The year is 167 BC.  The bloodthirsty Syrian king Antiochus IV has reneged on the promise of religious freedom made to the Jews by his forebear Alexander the Great.  Antiochus sets out to abolish every semblance of Jewish religion and culture, replacing it with the revered ways of the Greeks.  Hundreds are slaughtered in the courts of the temple as they resist the king’s desecration of their altar.  Antiochus changes the face of Jerusalem, erecting a gymnasium where the men follow the common Greek practice of exercising nude.  Many of the young Jewish men betray their heritage by having their circumcisions surgically reversed to hide their distinction as Jews. 

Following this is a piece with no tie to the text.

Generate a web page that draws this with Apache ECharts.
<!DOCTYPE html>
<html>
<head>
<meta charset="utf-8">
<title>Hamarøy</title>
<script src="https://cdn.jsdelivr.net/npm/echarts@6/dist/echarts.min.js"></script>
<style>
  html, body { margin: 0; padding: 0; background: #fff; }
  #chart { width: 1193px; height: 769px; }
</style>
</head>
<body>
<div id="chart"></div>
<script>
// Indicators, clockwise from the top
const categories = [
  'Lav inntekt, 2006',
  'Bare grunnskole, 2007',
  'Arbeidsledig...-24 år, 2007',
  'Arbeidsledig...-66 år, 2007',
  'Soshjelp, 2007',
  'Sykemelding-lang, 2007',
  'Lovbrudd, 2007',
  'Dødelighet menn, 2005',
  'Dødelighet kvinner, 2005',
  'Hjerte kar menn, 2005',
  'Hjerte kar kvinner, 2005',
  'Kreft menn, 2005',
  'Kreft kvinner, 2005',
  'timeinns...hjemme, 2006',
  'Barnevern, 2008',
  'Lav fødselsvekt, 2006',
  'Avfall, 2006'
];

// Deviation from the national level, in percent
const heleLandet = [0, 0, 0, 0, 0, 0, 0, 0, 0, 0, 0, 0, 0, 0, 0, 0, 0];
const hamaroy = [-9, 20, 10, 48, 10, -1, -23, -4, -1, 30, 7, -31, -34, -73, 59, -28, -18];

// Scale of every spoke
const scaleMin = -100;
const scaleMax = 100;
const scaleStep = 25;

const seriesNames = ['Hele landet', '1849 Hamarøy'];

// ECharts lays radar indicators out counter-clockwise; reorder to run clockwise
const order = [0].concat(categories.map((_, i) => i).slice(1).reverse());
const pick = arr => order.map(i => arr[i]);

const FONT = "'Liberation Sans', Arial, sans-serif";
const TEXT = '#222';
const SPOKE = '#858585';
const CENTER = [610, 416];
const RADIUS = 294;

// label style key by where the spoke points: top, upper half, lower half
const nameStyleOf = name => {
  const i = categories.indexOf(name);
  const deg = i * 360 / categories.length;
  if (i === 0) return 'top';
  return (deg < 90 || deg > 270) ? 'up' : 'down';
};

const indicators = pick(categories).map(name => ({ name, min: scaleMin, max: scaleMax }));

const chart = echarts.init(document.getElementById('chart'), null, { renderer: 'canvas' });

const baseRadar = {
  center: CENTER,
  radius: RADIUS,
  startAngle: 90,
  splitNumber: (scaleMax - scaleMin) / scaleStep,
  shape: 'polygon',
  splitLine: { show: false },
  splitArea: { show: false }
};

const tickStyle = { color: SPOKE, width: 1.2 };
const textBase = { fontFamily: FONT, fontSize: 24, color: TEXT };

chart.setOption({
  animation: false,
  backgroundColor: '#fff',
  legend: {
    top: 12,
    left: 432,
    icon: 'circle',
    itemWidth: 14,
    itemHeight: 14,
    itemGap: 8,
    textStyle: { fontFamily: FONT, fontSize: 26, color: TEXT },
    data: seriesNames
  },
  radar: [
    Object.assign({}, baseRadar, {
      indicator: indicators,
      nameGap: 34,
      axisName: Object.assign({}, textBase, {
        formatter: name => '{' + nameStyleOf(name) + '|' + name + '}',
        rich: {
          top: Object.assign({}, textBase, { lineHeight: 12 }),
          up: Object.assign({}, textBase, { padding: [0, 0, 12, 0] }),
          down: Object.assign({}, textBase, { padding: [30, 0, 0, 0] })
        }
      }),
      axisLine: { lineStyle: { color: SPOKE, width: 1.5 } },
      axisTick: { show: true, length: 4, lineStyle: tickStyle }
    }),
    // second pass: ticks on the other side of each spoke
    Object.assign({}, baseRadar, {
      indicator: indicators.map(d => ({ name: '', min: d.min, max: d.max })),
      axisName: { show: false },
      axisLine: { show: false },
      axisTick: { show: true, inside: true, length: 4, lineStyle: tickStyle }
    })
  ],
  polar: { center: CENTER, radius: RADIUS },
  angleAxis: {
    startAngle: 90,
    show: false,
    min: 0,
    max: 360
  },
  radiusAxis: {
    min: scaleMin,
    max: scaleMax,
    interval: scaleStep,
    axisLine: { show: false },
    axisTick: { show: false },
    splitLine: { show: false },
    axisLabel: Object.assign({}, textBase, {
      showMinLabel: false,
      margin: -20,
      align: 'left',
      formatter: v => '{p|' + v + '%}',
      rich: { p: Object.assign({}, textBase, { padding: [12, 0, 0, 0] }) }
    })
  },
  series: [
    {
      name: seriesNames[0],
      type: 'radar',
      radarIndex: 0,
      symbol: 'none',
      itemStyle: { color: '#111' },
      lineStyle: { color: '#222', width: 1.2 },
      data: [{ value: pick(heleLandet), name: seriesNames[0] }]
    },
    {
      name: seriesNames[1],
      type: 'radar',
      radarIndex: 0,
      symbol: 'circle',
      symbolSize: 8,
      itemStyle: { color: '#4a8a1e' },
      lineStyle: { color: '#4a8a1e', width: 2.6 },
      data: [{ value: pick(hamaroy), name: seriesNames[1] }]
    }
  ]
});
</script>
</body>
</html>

One elderly priest determines it would be better to die than see their nation thus corrupted.  With his five sons, Mattathias ben Hasmoneus launches a guerilla war against the hated Syrians.  Judas, his middle son, proves to be the genius in battle and becomes known throughout Judea as the Maccabee, the hammer.  As Judas leads the nation in the struggle for freedom, one of his continuing motivations is love for the woman promised him since childhood but who has been caught in the midst of the conflict.  Only when Jerusalem is delivered from the Syrians can she become his.

Maccabee draws extensively on the ancient writings of Josephus and the apocryphal works 1 and 2 Maccabees.  An additional chapter has been placed at the end of Maccabee, “Author’s Historical Notes,” for those interested in separating the fictional elements added for the flow of the story from the actual events.